- [The exercise]: Everything from the first line of the data below through the line that contains "seg6_press = [7.6, 5.0, 3.4, 1.9, 0.3]" should be written out exactly, please, and nothing more; the pictures stay out.

Source code of charts
▶

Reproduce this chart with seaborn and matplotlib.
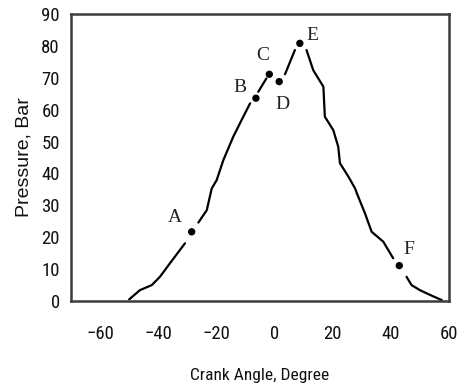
import numpy as np
import pandas as pd
import matplotlib
matplotlib.use("Agg")
import matplotlib.pyplot as plt
import seaborn as sns

# In-cylinder pressure trace, split into segments around the marked points
seg1_angle = [-50.0, -46.3, -42.2, -39.4, -36.0, -30.8]
seg1_press = [0.5, 3.4, 5.0, 7.6, 11.8, 18.1]
seg2_angle = [-26.2, -23.3, -21.6, -19.9, -17.6, -14.2, -11.3, -8.4]
seg2_press = [24.6, 28.5, 35.3, 37.9, 44.2, 51.5, 56.8, 62.0]
seg3_angle = [-5.6, -2.8]
seg3_press = [65.6, 69.8]
seg4_angle = [3.6, 7.0]
seg4_press = [71.1, 78.7]
seg5_angle = [11.0, 13.3, 16.8, 17.3, 20.2, 21.9, 22.5, 25.4, 27.7, 28.3,
              31.1, 33.4, 37.4, 40.8]
seg5_press = [78.7, 72.4, 67.2, 57.8, 53.6, 48.4, 43.2, 39.0, 35.3, 33.8,
              27.5, 21.7, 18.6, 13.4]
seg6_angle = [45.4, 47.1, 50.0, 53.5, 57.5]
seg6_press = [7.6, 5.0, 3.4, 1.9, 0.3]

# Marked points on the trace
point_names = ["A", "B", "C", "D", "E", "F"]
point_angle = [-28.5, -6.4, -1.8, 1.6, 8.7, 42.9]
point_press = [21.7, 63.6, 71.1, 68.8, 80.8, 11.1]

x_ticks = [-60, -40, -20, 0, 20, 40, 60]
y_ticks = [0, 10, 20, 30, 40, 50, 60, 70, 80, 90]

segments = [(seg1_angle, seg1_press), (seg2_angle, seg2_press),
            (seg3_angle, seg3_press), (seg4_angle, seg4_press),
            (seg5_angle, seg5_press), (seg6_angle, seg6_press)]
trace = pd.concat(
    [pd.DataFrame({"angle": a, "pressure": p, "segment": i})
     for i, (a, p) in enumerate(segments)],
    ignore_index=True)
points = pd.DataFrame({"name": point_names, "angle": point_angle,
                       "pressure": point_press})

sns.set_theme(style="white")
narrow = ["Liberation Sans Narrow", "DejaVu Sans Condensed",
          "Roboto Condensed", "DejaVu Sans"]
plt.rcParams["font.family"] = narrow
plt.rcParams["font.stretch"] = "condensed"

fig = plt.figure(figsize=(4.61, 3.87), dpi=100)
ax = fig.add_axes([71 / 461, 86 / 387, 378 / 461, 287 / 387])

sns.lineplot(data=trace, x="angle", y="pressure", units="segment",
             estimator=None, sort=False, color="black", linewidth=1.6, ax=ax)
sns.scatterplot(data=points, x="angle", y="pressure", color="black", s=28,
                edgecolor="none", ax=ax, zorder=3)

# label offsets in pixels from each marker
label_offsets = {"A": (-17, 14), "B": (-16, 11), "C": (-7, 19),
                 "D": (3, -23), "E": (13, 8), "F": (10, 16)}
for name, a, p in zip(point_names, point_angle, point_press):
    dx, dy = label_offsets[name]
    ax.annotate(name, (a, p), xytext=(dx, dy), textcoords="offset pixels",
                ha="center", va="center", fontsize=14,
                family=["DejaVu Serif Condensed", "Liberation Serif"],
                color="#222222")

ax.set_xlim(-70, 60)
ax.set_ylim(0, 90)
ax.set_xticks(x_ticks)
ax.set_xticks(np.arange(-50, 60, 20), minor=True)
ax.set_yticks(y_ticks)
ax.tick_params(axis="both", which="both", direction="in", length=5,
               width=1.6, color="#333333", labelsize=13.5, labelcolor="#111111")
ax.tick_params(axis="x", which="both", pad=17)
ax.tick_params(axis="y", which="both", pad=8)

for spine in ax.spines.values():
    spine.set_linewidth(1.8)
    spine.set_color("#3c3c3c")

ax.set_xlabel("Crank Angle, Degree", fontsize=12.5, labelpad=18,
              color="#111111")
ax.set_ylabel("Pressure, Bar", fontsize=14, labelpad=6, color="#111111",
              family=["Liberation Sans", "DejaVu Sans"], fontstretch="normal")

fig.savefig("out.png", dpi=100, facecolor="white")
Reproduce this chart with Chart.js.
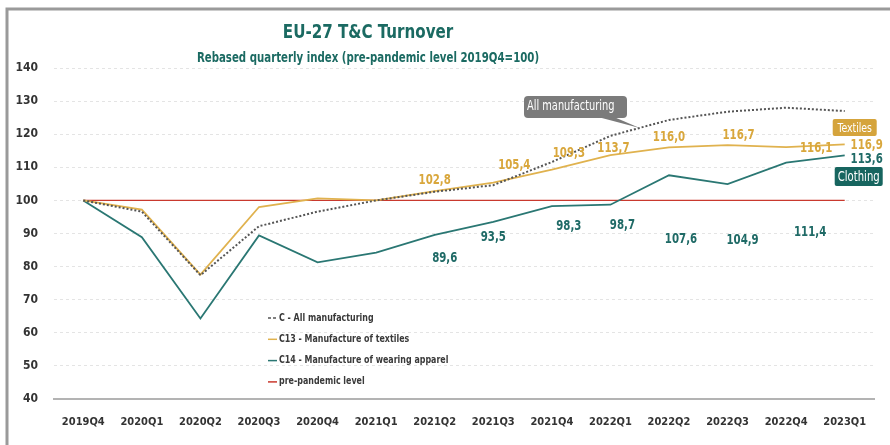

◀

- [Exercise response]:
Reproduce this chart with seaborn and matplotlib.
import numpy as np
import pandas as pd
import matplotlib
matplotlib.use("Agg")
import matplotlib.pyplot as plt
import seaborn as sns

# In-cylinder pressure trace, split into segments around the marked points
seg1_angle = [-50.0, -46.3, -42.2, -39.4, -36.0, -30.8]
seg1_press = [0.5, 3.4, 5.0, 7.6, 11.8, 18.1]
seg2_angle = [-26.2, -23.3, -21.6, -19.9, -17.6, -14.2, -11.3, -8.4]
seg2_press = [24.6, 28.5, 35.3, 37.9, 44.2, 51.5, 56.8, 62.0]
seg3_angle = [-5.6, -2.8]
seg3_press = [65.6, 69.8]
seg4_angle = [3.6, 7.0]
seg4_press = [71.1, 78.7]
seg5_angle = [11.0, 13.3, 16.8, 17.3, 20.2, 21.9, 22.5, 25.4, 27.7, 28.3,
              31.1, 33.4, 37.4, 40.8]
seg5_press = [78.7, 72.4, 67.2, 57.8, 53.6, 48.4, 43.2, 39.0, 35.3, 33.8,
              27.5, 21.7, 18.6, 13.4]
seg6_angle = [45.4, 47.1, 50.0, 53.5, 57.5]
seg6_press = [7.6, 5.0, 3.4, 1.9, 0.3]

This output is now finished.